TASK DATA:

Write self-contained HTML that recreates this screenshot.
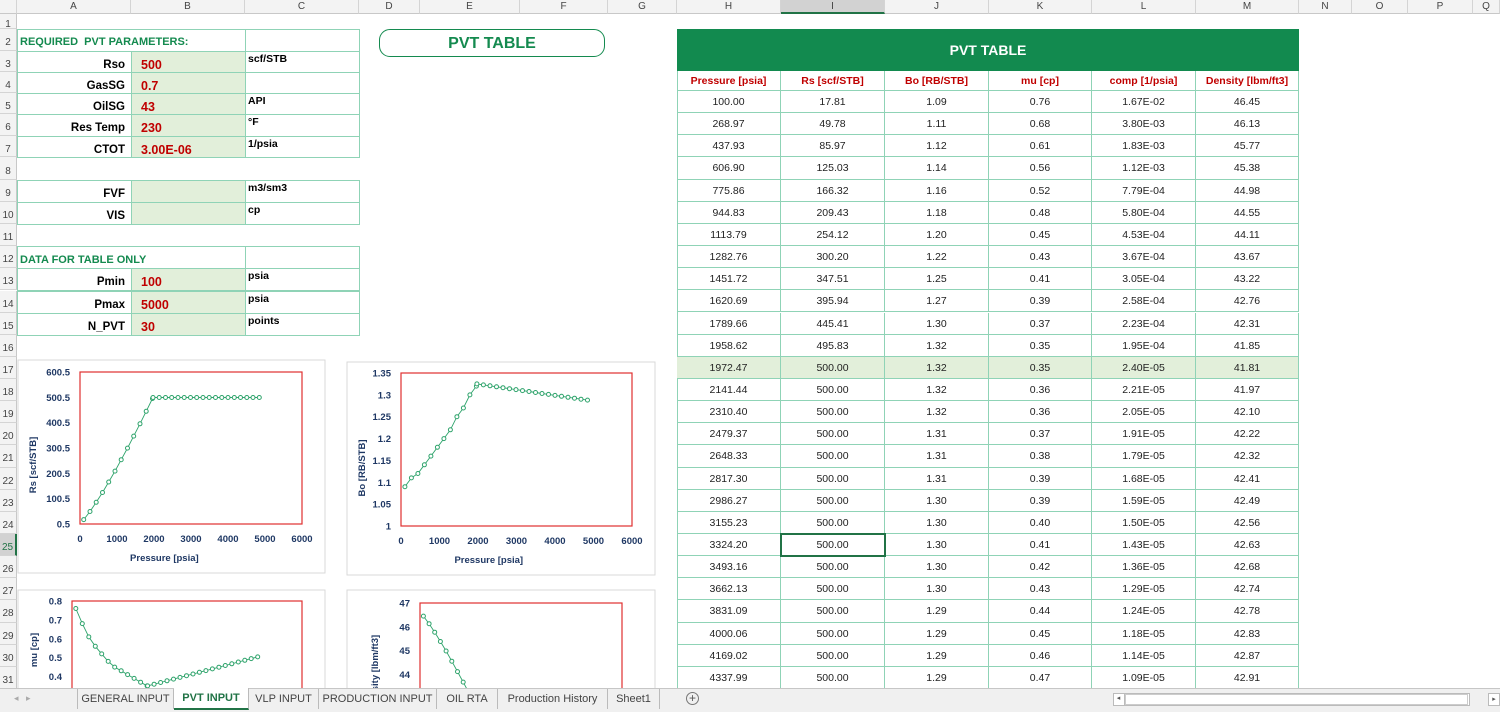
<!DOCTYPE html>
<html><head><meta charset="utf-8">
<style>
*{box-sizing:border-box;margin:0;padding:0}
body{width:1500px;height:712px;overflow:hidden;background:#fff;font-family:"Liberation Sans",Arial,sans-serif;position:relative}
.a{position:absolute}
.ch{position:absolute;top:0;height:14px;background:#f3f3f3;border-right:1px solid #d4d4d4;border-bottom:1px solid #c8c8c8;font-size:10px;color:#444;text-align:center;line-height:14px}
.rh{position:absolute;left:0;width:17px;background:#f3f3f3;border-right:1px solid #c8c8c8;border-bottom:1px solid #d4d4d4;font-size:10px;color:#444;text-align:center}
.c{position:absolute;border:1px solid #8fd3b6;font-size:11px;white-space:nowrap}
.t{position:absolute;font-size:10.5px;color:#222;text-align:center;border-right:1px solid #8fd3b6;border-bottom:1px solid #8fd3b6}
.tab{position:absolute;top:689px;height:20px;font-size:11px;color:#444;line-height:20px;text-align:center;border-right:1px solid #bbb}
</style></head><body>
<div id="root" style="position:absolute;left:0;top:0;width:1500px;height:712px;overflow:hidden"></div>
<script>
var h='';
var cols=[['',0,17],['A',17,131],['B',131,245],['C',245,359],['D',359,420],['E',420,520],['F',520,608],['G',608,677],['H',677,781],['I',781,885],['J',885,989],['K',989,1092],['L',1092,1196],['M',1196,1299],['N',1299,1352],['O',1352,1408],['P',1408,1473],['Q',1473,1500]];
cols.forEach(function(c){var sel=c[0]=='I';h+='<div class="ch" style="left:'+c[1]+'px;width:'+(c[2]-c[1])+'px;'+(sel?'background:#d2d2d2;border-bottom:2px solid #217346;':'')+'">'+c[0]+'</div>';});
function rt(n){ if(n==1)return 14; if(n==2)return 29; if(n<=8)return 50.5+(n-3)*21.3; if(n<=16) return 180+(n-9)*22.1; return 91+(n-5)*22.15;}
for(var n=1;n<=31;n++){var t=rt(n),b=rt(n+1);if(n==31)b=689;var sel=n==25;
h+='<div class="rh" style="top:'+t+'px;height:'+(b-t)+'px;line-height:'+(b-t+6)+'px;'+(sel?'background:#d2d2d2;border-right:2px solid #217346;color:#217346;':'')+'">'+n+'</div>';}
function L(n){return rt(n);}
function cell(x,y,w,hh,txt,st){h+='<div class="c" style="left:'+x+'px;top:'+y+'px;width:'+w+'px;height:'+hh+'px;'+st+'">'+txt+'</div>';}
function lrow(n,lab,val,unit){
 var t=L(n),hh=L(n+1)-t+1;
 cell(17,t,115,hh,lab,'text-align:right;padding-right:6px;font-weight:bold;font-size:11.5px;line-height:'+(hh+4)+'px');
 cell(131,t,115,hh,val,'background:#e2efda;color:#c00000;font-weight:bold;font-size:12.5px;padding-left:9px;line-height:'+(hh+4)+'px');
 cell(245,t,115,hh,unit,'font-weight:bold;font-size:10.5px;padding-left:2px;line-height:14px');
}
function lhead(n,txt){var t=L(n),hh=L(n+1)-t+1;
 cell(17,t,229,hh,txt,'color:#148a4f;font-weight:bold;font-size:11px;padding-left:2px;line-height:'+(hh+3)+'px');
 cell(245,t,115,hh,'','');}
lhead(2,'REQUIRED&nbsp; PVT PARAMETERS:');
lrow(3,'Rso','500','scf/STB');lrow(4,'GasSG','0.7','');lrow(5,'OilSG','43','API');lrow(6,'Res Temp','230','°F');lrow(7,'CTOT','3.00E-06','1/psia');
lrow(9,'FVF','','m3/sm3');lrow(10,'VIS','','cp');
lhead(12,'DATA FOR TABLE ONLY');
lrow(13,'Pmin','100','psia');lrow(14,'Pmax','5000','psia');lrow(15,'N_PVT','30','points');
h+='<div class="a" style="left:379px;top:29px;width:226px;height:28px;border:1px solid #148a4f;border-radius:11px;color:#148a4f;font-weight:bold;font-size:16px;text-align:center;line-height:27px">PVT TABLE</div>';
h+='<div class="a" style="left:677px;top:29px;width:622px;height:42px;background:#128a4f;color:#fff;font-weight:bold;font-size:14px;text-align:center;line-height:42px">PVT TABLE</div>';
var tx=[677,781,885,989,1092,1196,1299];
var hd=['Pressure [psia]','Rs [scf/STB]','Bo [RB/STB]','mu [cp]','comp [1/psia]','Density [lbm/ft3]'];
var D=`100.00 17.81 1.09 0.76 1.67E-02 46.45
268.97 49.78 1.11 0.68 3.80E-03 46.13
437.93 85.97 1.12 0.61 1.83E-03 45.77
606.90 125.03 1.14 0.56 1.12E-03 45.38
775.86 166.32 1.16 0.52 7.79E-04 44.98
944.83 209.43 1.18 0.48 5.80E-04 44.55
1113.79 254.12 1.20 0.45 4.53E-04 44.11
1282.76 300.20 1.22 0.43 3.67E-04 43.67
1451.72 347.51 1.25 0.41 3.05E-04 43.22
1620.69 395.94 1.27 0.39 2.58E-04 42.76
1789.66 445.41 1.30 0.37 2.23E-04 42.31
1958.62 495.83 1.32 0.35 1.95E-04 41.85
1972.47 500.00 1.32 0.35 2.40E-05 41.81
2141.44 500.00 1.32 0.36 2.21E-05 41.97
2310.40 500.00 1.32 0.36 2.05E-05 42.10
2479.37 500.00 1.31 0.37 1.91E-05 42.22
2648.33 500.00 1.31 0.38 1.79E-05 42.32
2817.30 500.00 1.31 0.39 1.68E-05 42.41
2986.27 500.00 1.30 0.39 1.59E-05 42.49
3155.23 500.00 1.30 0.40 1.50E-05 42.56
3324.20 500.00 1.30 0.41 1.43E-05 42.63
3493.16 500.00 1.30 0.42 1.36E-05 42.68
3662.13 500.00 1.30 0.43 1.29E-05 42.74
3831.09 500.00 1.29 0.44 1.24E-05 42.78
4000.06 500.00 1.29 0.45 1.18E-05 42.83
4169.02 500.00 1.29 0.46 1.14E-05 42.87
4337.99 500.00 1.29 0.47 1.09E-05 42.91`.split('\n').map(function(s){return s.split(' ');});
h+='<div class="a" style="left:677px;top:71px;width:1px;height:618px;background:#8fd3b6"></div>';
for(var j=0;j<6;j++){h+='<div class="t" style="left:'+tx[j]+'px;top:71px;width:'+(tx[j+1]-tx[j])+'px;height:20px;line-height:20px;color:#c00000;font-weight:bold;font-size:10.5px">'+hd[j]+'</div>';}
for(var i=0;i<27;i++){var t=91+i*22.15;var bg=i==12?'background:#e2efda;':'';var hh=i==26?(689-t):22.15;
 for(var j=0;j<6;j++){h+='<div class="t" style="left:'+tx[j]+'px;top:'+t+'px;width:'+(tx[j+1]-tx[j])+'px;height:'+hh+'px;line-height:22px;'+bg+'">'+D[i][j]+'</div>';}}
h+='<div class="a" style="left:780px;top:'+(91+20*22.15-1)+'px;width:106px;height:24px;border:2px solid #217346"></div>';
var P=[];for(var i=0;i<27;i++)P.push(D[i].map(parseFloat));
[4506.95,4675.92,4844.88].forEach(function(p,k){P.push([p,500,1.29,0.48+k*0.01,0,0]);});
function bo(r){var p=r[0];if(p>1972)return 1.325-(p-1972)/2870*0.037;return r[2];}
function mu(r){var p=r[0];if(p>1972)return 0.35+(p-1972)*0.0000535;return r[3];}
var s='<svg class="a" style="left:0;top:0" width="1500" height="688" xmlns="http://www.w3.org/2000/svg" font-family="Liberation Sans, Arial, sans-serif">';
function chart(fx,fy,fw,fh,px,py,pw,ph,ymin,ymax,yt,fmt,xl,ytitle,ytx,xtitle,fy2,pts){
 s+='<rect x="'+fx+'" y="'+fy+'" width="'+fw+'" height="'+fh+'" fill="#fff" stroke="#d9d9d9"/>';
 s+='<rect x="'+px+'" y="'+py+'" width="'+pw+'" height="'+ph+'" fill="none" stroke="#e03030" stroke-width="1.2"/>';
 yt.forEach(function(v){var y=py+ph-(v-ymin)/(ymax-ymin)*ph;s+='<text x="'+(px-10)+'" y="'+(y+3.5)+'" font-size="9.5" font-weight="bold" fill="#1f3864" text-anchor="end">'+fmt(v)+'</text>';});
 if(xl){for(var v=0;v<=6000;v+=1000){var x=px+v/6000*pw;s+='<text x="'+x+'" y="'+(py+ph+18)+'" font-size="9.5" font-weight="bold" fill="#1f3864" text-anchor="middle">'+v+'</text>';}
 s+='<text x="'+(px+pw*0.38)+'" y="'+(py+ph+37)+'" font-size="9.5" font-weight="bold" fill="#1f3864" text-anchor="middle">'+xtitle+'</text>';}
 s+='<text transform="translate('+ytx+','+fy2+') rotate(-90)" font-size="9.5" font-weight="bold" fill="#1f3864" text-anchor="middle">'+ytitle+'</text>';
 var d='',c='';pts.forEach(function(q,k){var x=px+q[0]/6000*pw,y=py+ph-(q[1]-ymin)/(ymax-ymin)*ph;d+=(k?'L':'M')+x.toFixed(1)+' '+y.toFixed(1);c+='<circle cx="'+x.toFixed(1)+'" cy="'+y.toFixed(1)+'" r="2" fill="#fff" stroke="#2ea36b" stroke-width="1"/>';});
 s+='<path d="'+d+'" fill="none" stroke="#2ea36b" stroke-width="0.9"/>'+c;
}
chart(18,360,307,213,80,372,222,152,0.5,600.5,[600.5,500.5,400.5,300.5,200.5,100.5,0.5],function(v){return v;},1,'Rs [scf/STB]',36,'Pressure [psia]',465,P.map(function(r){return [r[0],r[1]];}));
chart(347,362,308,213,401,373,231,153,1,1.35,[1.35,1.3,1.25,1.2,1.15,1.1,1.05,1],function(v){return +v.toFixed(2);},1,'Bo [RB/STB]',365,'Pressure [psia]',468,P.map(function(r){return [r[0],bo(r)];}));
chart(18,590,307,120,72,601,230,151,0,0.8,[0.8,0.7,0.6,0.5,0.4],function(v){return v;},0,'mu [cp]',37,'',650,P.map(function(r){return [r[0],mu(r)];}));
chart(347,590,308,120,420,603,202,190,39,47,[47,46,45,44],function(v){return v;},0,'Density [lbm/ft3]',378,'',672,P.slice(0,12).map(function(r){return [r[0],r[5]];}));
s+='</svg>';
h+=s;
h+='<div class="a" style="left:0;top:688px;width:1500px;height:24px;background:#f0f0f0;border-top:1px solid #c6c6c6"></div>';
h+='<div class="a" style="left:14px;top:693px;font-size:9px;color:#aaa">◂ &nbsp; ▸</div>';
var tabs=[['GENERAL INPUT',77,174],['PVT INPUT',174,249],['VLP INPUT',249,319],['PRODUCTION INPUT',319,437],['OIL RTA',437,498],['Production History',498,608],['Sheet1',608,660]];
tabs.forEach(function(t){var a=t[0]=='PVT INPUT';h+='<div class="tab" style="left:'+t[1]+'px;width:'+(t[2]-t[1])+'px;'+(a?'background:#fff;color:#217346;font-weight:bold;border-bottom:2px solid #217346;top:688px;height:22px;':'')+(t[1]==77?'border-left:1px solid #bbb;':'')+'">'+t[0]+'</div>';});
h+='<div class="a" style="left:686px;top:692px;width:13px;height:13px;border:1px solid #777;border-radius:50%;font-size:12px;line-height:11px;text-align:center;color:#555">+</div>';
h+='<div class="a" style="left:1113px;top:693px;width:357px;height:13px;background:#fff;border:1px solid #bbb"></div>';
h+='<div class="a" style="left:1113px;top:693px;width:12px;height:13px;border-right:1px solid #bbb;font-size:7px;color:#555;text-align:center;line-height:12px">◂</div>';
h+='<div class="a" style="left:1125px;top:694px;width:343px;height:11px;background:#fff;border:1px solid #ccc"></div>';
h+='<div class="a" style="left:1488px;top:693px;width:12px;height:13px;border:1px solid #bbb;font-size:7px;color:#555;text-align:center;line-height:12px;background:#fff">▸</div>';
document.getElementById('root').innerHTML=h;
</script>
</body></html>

==

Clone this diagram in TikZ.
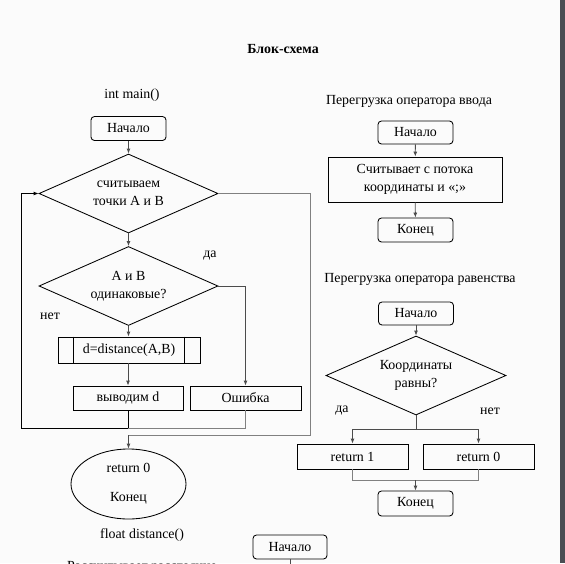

--

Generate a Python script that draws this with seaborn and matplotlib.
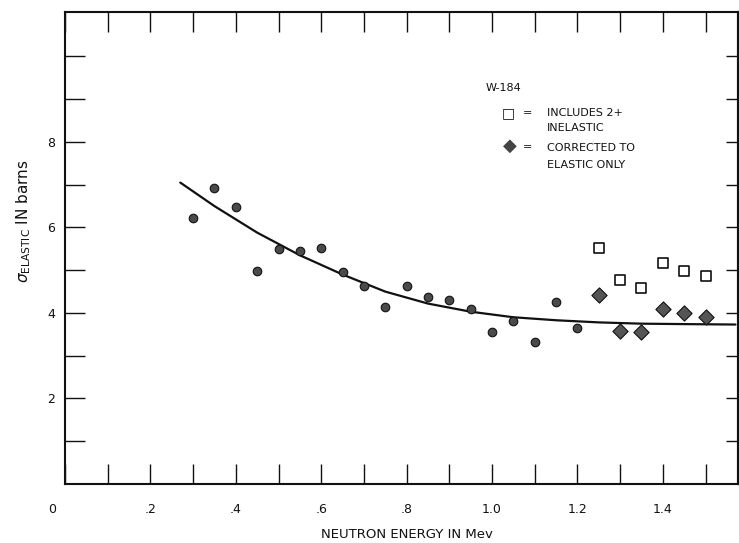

PROBLEM TO WORK ON: Tally the lines holding the string "script" and give only the count.

PROBLEM SOLUTION: 3